_Exercise_
Take from the listing each line that has the string "React".

_Supplied material_
========================================

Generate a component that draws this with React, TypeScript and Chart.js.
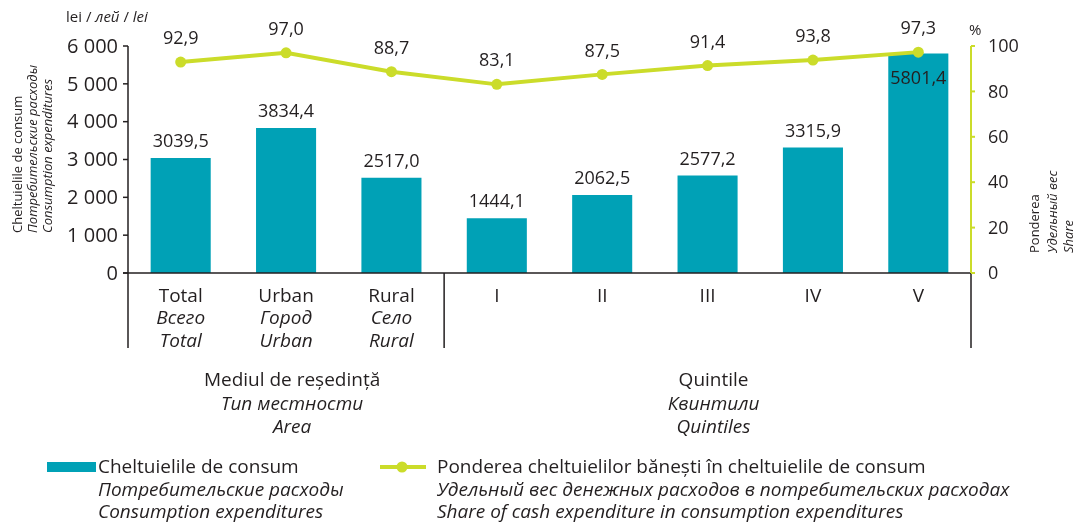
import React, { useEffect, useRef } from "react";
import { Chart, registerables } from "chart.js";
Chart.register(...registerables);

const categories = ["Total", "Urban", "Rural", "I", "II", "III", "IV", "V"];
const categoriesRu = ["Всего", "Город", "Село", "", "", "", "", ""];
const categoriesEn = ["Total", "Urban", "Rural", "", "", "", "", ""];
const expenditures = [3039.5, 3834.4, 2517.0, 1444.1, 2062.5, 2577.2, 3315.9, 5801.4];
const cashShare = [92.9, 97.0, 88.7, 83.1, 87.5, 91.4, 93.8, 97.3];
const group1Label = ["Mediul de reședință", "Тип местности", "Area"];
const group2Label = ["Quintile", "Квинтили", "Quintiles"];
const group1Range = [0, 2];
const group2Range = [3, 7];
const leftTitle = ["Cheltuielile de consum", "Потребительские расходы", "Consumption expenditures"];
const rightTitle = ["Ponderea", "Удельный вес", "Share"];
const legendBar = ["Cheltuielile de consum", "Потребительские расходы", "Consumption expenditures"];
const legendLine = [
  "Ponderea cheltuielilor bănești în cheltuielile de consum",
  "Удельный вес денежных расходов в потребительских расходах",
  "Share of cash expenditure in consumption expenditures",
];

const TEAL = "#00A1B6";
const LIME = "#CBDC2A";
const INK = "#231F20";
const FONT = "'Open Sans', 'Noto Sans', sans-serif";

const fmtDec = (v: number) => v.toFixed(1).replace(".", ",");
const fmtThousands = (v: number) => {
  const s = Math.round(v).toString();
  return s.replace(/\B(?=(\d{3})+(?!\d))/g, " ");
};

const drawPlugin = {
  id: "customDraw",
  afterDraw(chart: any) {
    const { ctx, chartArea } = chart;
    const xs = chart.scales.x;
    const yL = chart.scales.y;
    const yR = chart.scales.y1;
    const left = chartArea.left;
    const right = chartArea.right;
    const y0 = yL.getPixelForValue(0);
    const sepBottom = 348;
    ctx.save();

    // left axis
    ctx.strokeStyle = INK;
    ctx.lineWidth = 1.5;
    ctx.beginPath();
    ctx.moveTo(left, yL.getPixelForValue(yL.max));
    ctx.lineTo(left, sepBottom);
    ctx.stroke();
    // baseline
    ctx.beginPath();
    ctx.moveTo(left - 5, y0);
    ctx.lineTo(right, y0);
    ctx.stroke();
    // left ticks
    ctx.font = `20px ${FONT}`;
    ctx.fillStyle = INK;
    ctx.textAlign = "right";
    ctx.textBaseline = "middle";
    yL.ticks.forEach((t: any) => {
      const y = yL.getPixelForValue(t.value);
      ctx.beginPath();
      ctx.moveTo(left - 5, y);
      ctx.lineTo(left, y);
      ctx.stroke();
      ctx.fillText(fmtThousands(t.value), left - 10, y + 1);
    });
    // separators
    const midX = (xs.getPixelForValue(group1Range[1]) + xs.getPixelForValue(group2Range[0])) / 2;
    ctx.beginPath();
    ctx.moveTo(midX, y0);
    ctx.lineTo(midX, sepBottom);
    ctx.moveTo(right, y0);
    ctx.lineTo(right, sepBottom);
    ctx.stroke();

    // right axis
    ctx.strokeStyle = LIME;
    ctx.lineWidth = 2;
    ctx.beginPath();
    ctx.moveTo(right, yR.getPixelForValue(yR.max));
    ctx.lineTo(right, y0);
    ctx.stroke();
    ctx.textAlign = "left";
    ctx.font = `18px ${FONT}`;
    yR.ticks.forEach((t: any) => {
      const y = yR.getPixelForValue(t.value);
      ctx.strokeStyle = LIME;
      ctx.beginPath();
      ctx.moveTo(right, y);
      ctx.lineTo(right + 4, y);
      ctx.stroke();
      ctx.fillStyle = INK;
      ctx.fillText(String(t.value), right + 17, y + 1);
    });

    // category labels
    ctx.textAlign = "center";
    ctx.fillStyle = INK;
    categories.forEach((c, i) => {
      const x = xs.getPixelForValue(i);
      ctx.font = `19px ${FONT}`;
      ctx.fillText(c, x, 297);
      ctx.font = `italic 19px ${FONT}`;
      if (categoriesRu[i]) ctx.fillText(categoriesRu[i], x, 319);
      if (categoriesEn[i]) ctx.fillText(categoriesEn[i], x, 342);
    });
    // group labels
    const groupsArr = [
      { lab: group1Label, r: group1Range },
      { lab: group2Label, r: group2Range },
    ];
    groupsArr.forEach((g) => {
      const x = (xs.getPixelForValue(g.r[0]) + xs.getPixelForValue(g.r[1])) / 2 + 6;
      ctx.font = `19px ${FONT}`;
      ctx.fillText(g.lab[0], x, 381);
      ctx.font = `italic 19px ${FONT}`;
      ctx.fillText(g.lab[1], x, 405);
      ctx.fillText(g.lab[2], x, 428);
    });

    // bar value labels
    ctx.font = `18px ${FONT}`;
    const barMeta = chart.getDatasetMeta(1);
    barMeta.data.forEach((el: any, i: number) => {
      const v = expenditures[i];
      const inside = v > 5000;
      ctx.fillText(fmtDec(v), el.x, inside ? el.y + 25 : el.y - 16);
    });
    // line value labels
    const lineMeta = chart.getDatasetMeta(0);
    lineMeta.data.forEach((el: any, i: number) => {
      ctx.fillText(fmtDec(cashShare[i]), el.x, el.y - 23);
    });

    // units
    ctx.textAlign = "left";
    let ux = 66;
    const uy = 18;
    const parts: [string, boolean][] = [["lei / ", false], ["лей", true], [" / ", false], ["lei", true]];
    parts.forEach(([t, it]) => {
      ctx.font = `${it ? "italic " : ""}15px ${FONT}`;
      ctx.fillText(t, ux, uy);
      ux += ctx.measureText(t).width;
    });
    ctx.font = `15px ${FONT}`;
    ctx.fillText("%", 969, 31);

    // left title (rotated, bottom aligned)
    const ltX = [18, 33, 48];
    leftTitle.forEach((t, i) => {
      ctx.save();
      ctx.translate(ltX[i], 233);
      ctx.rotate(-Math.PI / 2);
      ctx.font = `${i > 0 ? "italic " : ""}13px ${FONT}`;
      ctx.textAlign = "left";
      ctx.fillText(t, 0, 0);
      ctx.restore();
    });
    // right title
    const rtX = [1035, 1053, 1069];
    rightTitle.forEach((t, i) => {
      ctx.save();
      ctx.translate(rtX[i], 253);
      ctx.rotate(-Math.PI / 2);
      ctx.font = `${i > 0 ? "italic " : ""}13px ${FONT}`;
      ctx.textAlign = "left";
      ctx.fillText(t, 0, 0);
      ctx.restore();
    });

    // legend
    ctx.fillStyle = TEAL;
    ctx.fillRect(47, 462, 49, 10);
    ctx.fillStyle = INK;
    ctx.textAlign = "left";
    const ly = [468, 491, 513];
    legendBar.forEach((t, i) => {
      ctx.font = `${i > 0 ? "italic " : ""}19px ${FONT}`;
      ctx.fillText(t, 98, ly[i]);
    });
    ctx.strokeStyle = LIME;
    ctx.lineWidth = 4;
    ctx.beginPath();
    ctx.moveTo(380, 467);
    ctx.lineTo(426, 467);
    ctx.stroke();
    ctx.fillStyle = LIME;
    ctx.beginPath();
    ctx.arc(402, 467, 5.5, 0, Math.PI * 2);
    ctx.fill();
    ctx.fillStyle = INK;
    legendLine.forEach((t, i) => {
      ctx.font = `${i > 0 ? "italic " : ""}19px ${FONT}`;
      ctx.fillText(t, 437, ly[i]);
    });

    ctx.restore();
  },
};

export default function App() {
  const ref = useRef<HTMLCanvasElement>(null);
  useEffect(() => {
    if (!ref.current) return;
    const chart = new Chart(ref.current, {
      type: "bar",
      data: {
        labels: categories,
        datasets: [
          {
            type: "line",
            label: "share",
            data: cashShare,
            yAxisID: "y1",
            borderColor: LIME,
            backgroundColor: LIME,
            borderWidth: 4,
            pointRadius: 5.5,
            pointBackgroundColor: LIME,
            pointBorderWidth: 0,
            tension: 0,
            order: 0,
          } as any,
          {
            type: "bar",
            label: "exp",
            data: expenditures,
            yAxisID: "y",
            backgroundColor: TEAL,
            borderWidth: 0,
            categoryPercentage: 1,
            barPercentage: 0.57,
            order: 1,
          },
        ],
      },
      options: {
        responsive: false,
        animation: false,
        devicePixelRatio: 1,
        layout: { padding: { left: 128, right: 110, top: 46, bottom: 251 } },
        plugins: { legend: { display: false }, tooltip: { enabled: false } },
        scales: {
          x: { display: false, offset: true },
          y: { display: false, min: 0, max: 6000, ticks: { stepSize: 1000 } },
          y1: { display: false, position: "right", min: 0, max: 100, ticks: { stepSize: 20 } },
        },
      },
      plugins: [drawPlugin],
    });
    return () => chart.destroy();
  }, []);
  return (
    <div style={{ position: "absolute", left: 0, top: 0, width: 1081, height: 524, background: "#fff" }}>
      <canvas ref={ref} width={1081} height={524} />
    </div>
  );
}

========================================

_Full output_
Generate a component that draws this with React, TypeScript and Chart.js.
import React, { useEffect, useRef } from "react";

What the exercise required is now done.